Aim ▸
The material below holds pictures; leave them out and reproduce exactly the lines from the one with "What D3.js code" through the one with "14, 16, 18];", inclusive.

Data provided ▸
--------------------------------------------------
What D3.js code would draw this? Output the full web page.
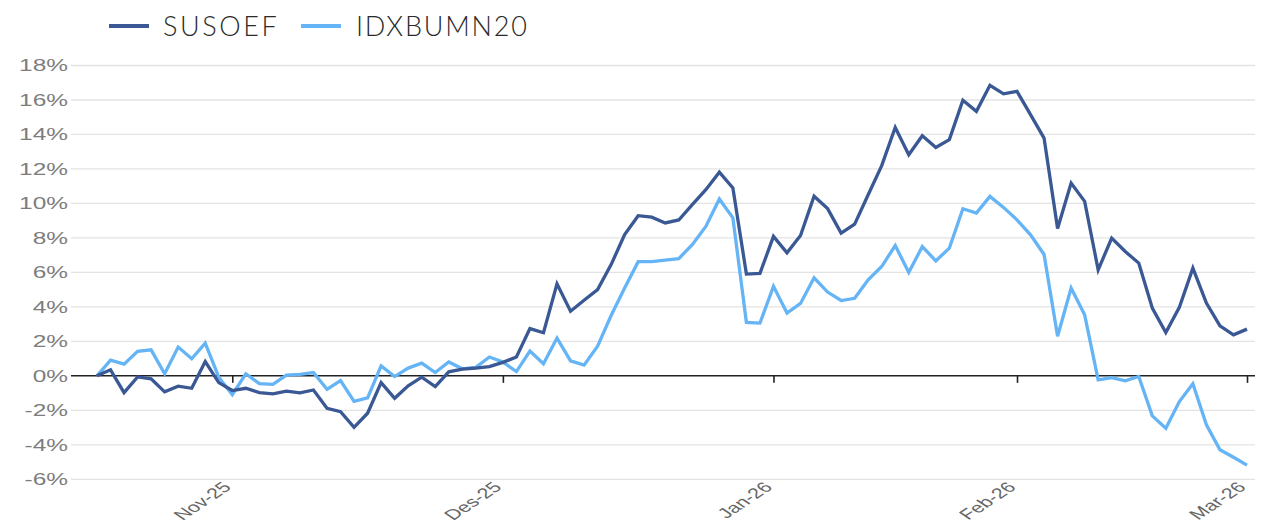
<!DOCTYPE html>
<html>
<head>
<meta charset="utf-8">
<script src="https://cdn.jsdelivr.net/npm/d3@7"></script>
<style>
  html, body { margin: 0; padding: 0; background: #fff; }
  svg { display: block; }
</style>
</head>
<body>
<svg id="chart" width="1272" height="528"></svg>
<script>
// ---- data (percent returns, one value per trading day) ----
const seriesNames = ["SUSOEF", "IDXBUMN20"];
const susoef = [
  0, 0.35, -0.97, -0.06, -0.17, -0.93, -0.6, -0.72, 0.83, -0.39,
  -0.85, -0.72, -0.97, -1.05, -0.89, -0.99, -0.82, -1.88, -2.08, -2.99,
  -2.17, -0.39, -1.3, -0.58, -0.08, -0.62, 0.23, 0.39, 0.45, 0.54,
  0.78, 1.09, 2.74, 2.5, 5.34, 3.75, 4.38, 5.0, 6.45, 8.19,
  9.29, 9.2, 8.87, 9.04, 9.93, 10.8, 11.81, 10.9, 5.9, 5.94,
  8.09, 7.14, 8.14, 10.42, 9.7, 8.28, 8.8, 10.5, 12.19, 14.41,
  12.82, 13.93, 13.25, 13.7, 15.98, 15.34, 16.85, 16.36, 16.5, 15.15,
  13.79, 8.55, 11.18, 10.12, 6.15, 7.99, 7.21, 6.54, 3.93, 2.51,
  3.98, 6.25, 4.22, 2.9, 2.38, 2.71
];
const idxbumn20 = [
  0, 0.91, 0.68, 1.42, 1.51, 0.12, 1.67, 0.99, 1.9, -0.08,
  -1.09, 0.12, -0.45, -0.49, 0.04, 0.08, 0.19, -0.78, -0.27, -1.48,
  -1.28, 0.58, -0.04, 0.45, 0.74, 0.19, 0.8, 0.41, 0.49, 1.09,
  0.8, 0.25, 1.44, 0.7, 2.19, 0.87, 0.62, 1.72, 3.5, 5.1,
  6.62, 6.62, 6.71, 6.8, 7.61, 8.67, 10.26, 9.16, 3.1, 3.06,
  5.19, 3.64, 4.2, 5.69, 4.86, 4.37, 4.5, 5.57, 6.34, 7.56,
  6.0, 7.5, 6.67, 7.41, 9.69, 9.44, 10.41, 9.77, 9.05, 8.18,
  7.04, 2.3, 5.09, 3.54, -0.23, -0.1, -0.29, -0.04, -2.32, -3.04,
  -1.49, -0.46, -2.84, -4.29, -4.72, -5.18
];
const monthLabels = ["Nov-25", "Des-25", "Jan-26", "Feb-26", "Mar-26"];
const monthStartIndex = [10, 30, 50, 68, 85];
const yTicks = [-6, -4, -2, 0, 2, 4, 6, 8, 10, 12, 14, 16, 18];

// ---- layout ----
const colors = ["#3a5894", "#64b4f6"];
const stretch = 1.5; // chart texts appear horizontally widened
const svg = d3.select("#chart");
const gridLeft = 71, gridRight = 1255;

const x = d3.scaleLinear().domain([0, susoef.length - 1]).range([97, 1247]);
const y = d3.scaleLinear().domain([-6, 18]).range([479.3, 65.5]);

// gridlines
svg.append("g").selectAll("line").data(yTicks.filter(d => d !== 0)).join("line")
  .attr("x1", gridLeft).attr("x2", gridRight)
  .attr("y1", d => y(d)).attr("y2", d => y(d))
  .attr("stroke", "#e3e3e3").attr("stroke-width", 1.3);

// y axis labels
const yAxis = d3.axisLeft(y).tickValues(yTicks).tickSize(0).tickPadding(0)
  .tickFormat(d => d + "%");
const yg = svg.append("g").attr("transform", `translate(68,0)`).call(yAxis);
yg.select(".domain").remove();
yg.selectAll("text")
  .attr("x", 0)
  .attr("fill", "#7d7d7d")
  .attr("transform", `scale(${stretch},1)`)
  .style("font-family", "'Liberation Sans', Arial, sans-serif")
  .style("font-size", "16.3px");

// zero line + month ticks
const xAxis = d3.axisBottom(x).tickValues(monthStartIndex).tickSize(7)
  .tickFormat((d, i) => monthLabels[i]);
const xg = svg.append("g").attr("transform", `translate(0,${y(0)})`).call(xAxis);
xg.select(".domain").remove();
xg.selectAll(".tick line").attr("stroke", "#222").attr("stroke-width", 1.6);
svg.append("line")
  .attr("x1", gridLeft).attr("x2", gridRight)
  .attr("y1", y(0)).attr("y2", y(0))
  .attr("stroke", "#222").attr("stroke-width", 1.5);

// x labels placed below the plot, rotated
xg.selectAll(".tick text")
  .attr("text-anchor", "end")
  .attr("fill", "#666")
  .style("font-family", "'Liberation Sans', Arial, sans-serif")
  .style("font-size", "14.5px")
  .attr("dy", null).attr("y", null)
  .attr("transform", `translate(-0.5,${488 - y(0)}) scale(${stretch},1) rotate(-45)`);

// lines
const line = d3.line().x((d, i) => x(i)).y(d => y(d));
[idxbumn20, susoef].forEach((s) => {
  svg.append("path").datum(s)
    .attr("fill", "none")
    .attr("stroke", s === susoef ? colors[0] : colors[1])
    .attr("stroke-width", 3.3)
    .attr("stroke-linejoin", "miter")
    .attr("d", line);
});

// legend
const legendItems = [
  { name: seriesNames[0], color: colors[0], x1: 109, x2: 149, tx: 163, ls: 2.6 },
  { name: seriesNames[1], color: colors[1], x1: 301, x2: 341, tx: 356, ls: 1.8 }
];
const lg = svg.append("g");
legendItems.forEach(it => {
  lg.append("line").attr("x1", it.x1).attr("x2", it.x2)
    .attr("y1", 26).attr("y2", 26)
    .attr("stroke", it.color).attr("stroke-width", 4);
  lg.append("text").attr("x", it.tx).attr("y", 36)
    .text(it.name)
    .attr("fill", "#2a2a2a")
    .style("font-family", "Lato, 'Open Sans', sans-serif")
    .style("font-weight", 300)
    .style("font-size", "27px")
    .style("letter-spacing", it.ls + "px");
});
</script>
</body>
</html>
--------------------------------------------------
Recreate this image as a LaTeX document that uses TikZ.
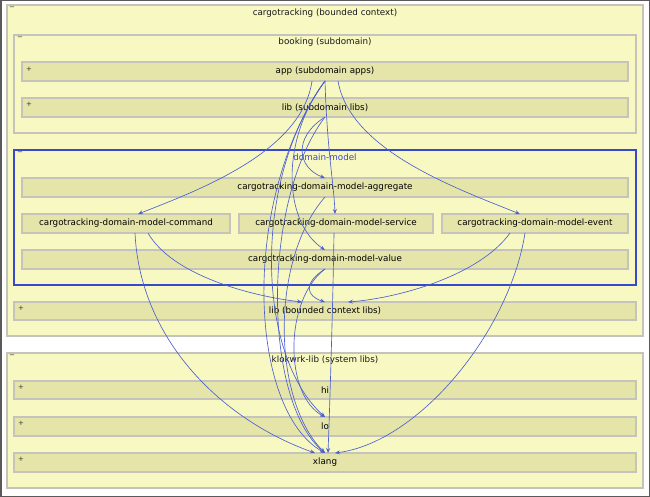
--------------------------------------------------
Solved problem ▸
What D3.js code would draw this? Output the full web page.
<!DOCTYPE html>
<html>
<head>
<meta charset="utf-8">
<script src="https://cdn.jsdelivr.net/npm/d3@7"></script>
<style>
  html, body { margin: 0; padding: 0; background: #fff; }
  svg { display: block; }
</style>
</head>
<body>
<svg id="chart" width="1272" height="528"></svg>
<script>
// ---- data (percent returns, one value per trading day) ----
const seriesNames = ["SUSOEF", "IDXBUMN20"];
const susoef = [
  0, 0.35, -0.97, -0.06, -0.17, -0.93, -0.6, -0.72, 0.83, -0.39,
  -0.85, -0.72, -0.97, -1.05, -0.89, -0.99, -0.82, -1.88, -2.08, -2.99,
  -2.17, -0.39, -1.3, -0.58, -0.08, -0.62, 0.23, 0.39, 0.45, 0.54,
  0.78, 1.09, 2.74, 2.5, 5.34, 3.75, 4.38, 5.0, 6.45, 8.19,
  9.29, 9.2, 8.87, 9.04, 9.93, 10.8, 11.81, 10.9, 5.9, 5.94,
  8.09, 7.14, 8.14, 10.42, 9.7, 8.28, 8.8, 10.5, 12.19, 14.41,
  12.82, 13.93, 13.25, 13.7, 15.98, 15.34, 16.85, 16.36, 16.5, 15.15,
  13.79, 8.55, 11.18, 10.12, 6.15, 7.99, 7.21, 6.54, 3.93, 2.51,
  3.98, 6.25, 4.22, 2.9, 2.38, 2.71
];
const idxbumn20 = [
  0, 0.91, 0.68, 1.42, 1.51, 0.12, 1.67, 0.99, 1.9, -0.08,
  -1.09, 0.12, -0.45, -0.49, 0.04, 0.08, 0.19, -0.78, -0.27, -1.48,
  -1.28, 0.58, -0.04, 0.45, 0.74, 0.19, 0.8, 0.41, 0.49, 1.09,
  0.8, 0.25, 1.44, 0.7, 2.19, 0.87, 0.62, 1.72, 3.5, 5.1,
  6.62, 6.62, 6.71, 6.8, 7.61, 8.67, 10.26, 9.16, 3.1, 3.06,
  5.19, 3.64, 4.2, 5.69, 4.86, 4.37, 4.5, 5.57, 6.34, 7.56,
  6.0, 7.5, 6.67, 7.41, 9.69, 9.44, 10.41, 9.77, 9.05, 8.18,
  7.04, 2.3, 5.09, 3.54, -0.23, -0.1, -0.29, -0.04, -2.32, -3.04,
  -1.49, -0.46, -2.84, -4.29, -4.72, -5.18
];
const monthLabels = ["Nov-25", "Des-25", "Jan-26", "Feb-26", "Mar-26"];
const monthStartIndex = [10, 30, 50, 68, 85];
const yTicks = [-6, -4, -2, 0, 2, 4, 6, 8, 10, 12, 14, 16, 18];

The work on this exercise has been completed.